In the name of the Father, and of the Son, and of the Holy Spirit, One God, Amen.
Christ is risen!
Christ is risen but so what? What does that have to do with me?
Christ takes the clay and creates eyes for the man born blind—he completes the Creation started in Genesis—and the man can see. And he, here today, gives each of us new vision too. Christ gives to you and to me a new ability to see the world, to see each person as bearing the image of God, to see creation infused with the Spirit of God. The man born blind could not stop from telling all who would listen of what Jesus had done for him. He could have refused the clay or refused to go wash at the pool, but he accepted it and accepted Christ. He did not have all the answers, he had not studied Scriptures nor Church history, but he had an encounter with the living God and he was changed.
So, what does it mean to me that Christ is risen? It means not only that an historical event happened, not only that death has been destroyed, it means I am called to do something about it. The man born blind knew this, he knew that his healing would be incomplete, lacking: unless he went to the Pool of Siloam he would not receive his sight. Likewise, I too must do something about the Resurrection: I must repent.

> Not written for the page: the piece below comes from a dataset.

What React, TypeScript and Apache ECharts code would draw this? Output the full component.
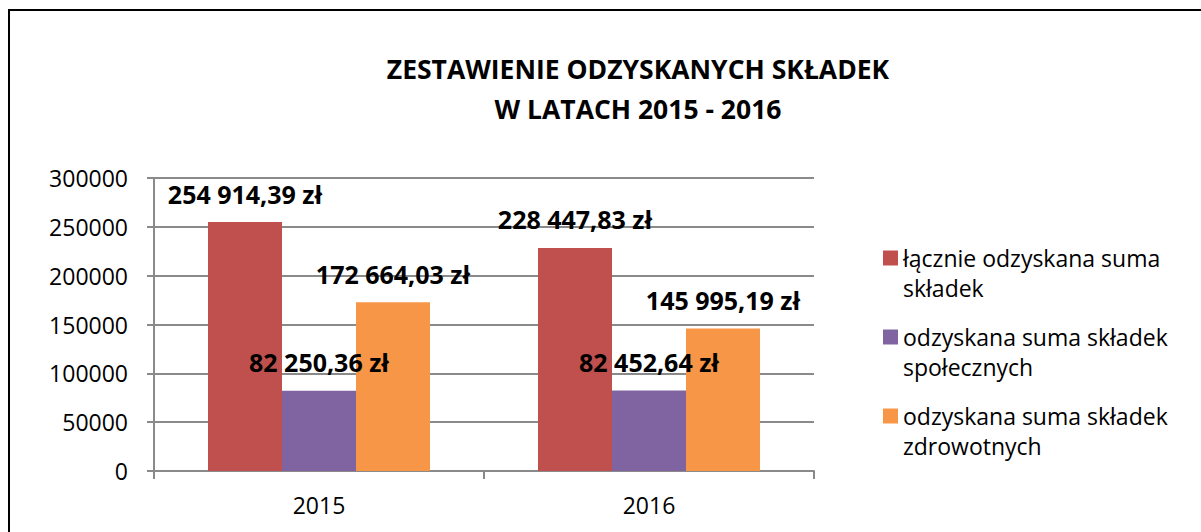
import React, { useEffect, useRef } from "react";
import * as echarts from "echarts";

const categories = ["2015", "2016"];
const seriesNames = [
  "łącznie odzyskana suma\nskładek",
  "odzyskana suma składek\nspołecznych",
  "odzyskana suma składek\nzdrowotnych",
];
const totalValues = [254914.39, 228447.83];
const socialValues = [82250.36, 82452.64];
const healthValues = [172664.03, 145995.19];
const yMin = 0;
const yMax = 300000;
const yStep = 50000;
const colors = ["#C0504D", "#8064A2", "#F79646"];
const titleText = "ZESTAWIENIE ODZYSKANYCH SKŁADEK\nW LATACH 2015 - 2016";

const FONT = "'Open Sans', 'Noto Sans', sans-serif";
const GREY = "#8a8a8a";

function fmtPLN(v: number): string {
  const [i, d] = v.toFixed(2).split(".");
  return i.replace(/\B(?=(\d{3})+(?!\d))/g, " ") + "," + d + " zł";
}

export default function App() {
  const ref = useRef<HTMLDivElement>(null);
  useEffect(() => {
    if (!ref.current) return;
    const chart = echarts.init(ref.current, undefined, { renderer: "svg" });
    const dataSets = [totalValues, socialValues, healthValues];
    chart.setOption({
      animation: false,
      backgroundColor: "#ffffff",
      textStyle: { fontFamily: FONT, color: "#000" },
      title: {
        text: titleText,
        left: 638,
        top: 49,
        padding: 0,
        textAlign: "center",
        textStyle: {
          fontFamily: FONT,
          fontSize: 26.5,
          fontWeight: "bold",
          color: "#000",
          lineHeight: 40,
        },
      },
      graphic: [
        {
          type: "rect",
          shape: { x: 9, y: 10, width: 1400, height: 800 },
          style: { fill: "none", stroke: "#000", lineWidth: 2 },
          silent: true,
        },
      ],
      legend: {
        orient: "vertical",
        left: 883,
        top: 213,
        padding: 0,
        itemWidth: 15,
        itemHeight: 15,
        itemGap: -11,
        icon: "rect",
        formatter: (name: string) => "\n" + name,
        textStyle: {
          fontFamily: FONT,
          fontSize: 23,
          color: "#000",
          lineHeight: 30,
        },
        data: seriesNames,
      },
      grid: { left: 154, right: 387, top: 178, bottom: 61, containLabel: false },
      xAxis: {
        type: "category",
        data: categories,
        axisLine: { lineStyle: { color: GREY, width: 2 } },
        axisTick: { show: true, length: 8, lineStyle: { color: GREY, width: 2 } },
        axisLabel: { fontFamily: FONT, fontSize: 23, color: "#000", margin: 22, lineHeight: 23 },
      },
      yAxis: {
        type: "value",
        min: yMin,
        max: yMax,
        interval: yStep,
        axisLine: { show: true, lineStyle: { color: GREY, width: 2 } },
        axisTick: { show: true, length: 7, lineStyle: { color: GREY, width: 2 } },
        splitLine: { lineStyle: { color: GREY, width: 2 } },
        axisLabel: {
          fontFamily: FONT,
          fontSize: 23,
          color: "#000",
          margin: 26,
          formatter: (v: number) => String(v),
        },
      },
      series: seriesNames.map((name, k) => ({
        name,
        type: "bar",
        data: dataSets[k],
        barWidth: 74,
        barGap: "0%",
        itemStyle: { color: colors[k] },
        label: {
          show: true,
          position: "top",
          distance: 16,
          fontFamily: FONT,
          fontSize: 25,
          fontWeight: "bold",
          color: "#000",
          lineHeight: 25,
          formatter: (p: any) => fmtPLN(p.value),
        },
      })),
    });
    return () => chart.dispose();
  }, []);
  return (
    <div
      ref={ref}
      style={{ position: "absolute", left: 0, top: 0, width: 1201, height: 532 }}
    />
  );
}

It is easy in the Christian life to believe other people should change—all too easily I can see all kinds of sin elsewhere—but this is of no importance. I am the one called to change, I am called to repent, I am called to turn to the Lord. Never other people, only me. And when I do this—to the extent that I turn to the Lord—I participate in his Resurrection, I participate in life to its fullness, I participate in perfect love.
So many in our society today desire authentic experiences, yearn for Truth, and this is found most perfectly in the Truth proclaimed by the Church for nearly two millennia, that Christ is risen from the dead, trampling down death by death, and upon those in the tombs bestowing life. If I love my neighbours, truly love them, then the greatest act of love I can do for them is tell them of this Truth with the example of man born blind at the forefront of my mind.
If I love my neighbours, truly love them, then the greatest act of love I can do for them is tell them of this Truth.
My dear brothers and sisters, God calls us all to change: to be transformed and transfigured into his likeness. We do not need to know everything—the man born blind answered a question “Whether he is a sinner, I do not know; one thing I know, that though I was blind, now I see.” We do not need to know everything but in our encounter today with the living God we are called to holiness, called to sanctity, called to become the human beings we were created to be.
Christ is risen!
To our risen Saviour be all glory, honour and worship, with his unoriginate Father and the All-Holy, Good and Life-giving Spirit. Amen.